Model Predictive Control¶
MPC solves a finite-horizon optimization at each step. It assumes the state \(x_t\) is known, the dynamics \(f\) are known, and the constraint set \(g\) can be evaluated.
In our problem, none hold with certainty. MPC plans through a known feasibility set. Ours is discovered through observation.
MPC has no concept of information: it cannot reason about what the robot can or cannot see, and cannot take actions to improve future observability.
What we need¶
A framework that:
Plans over a finite horizon — the world is only locally known
Treats information as a first-class quantity — not buried in belief, not ignored
Handles unknown, evolving models — not given upfront
Provides verifiable safety — not statistical
Exploits known task structure — not rediscovering it through search
See Architecture for how TyGrit addresses this.
The core difficulty¶
The failures above share a common root. The fundamental difficulty is not partial observability, not search space size, not multi-objective optimization.
It is a circular dependency:
To act safely, the robot needs information. To get information, it must observe. To observe, it must position its body (the camera is on the robot). To position its body, it must act safely.
In standard planning, feasibility is exogenous — the free space exists independent of the planner.
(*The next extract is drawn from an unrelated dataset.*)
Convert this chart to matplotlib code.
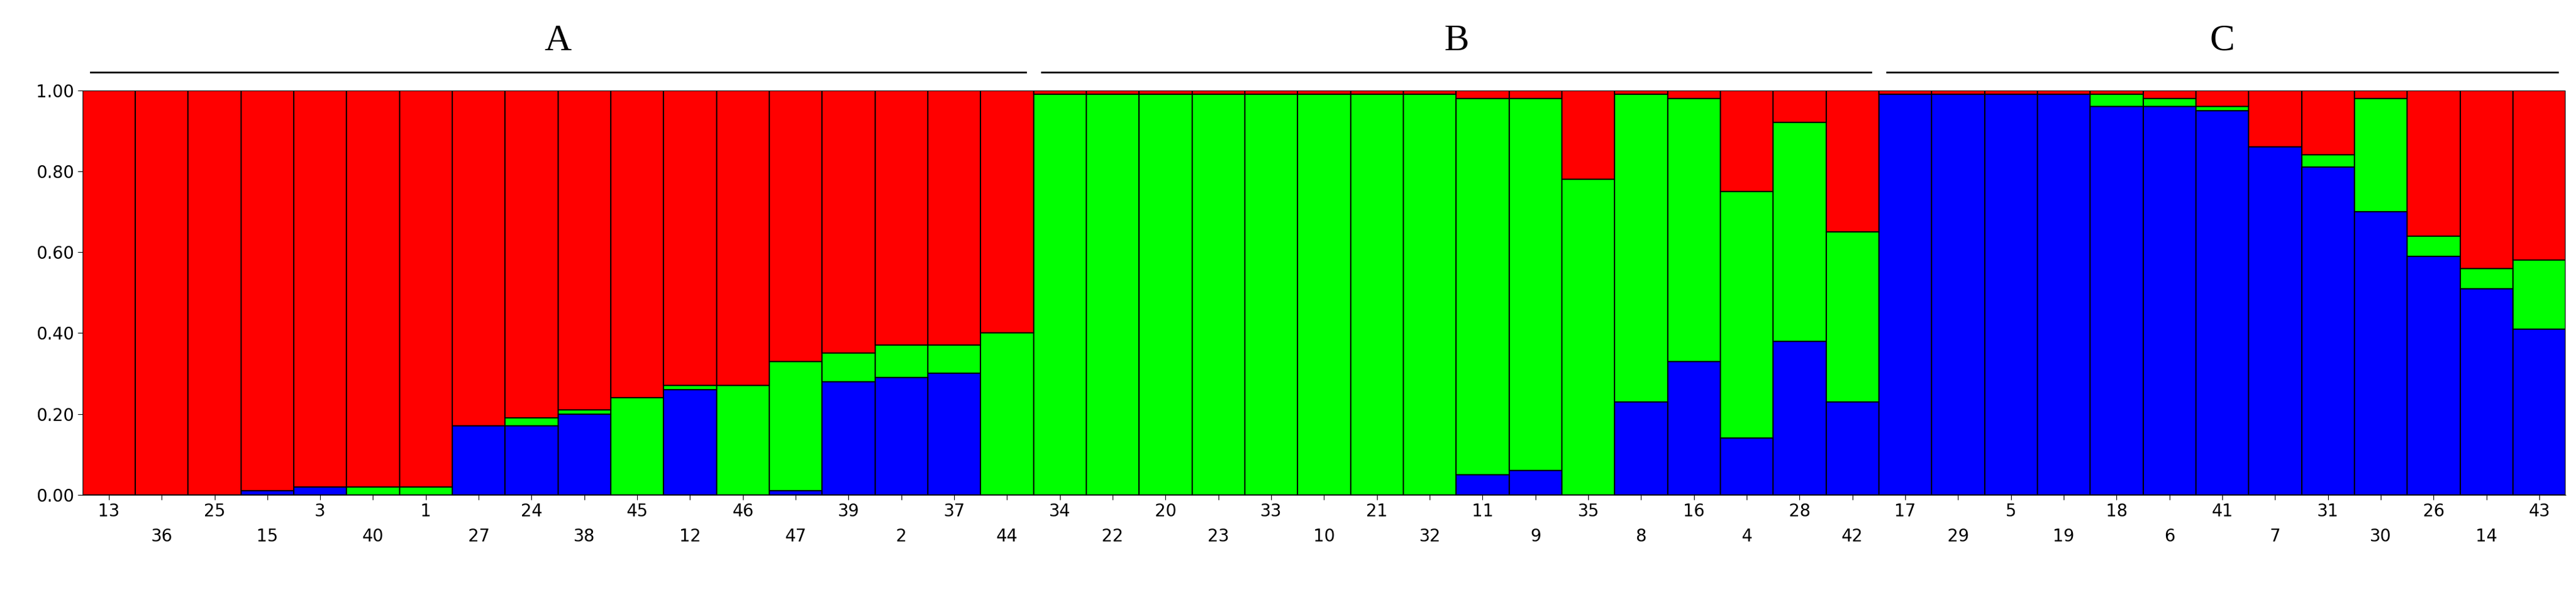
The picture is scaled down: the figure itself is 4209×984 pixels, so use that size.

Here, feasibility is endogenous — whether a plan is safe depends on what the robot can observe, which depends on the robot’s configuration, which depends on the plan.
The plan must verify itself.
Feasibility set |
Information |
Action-observation coupling |
|
|---|---|---|---|
MPC |
known, exogenous |
not modeled |
none |
POMDP |
uncertain, but model given |
modeled in belief |
model assumed known |
RL / VLA |
not explicit |
not explicit |
learned implicitly |
Our problem |
unknown, endogenous |
discovered online |
coupled through embodiment |
This self-referential structure — the plan depends on the information the plan generates — is what makes the problem different from those addressed by existing frameworks, and what motivates the visibility-constrained receding horizon approach described in Architecture.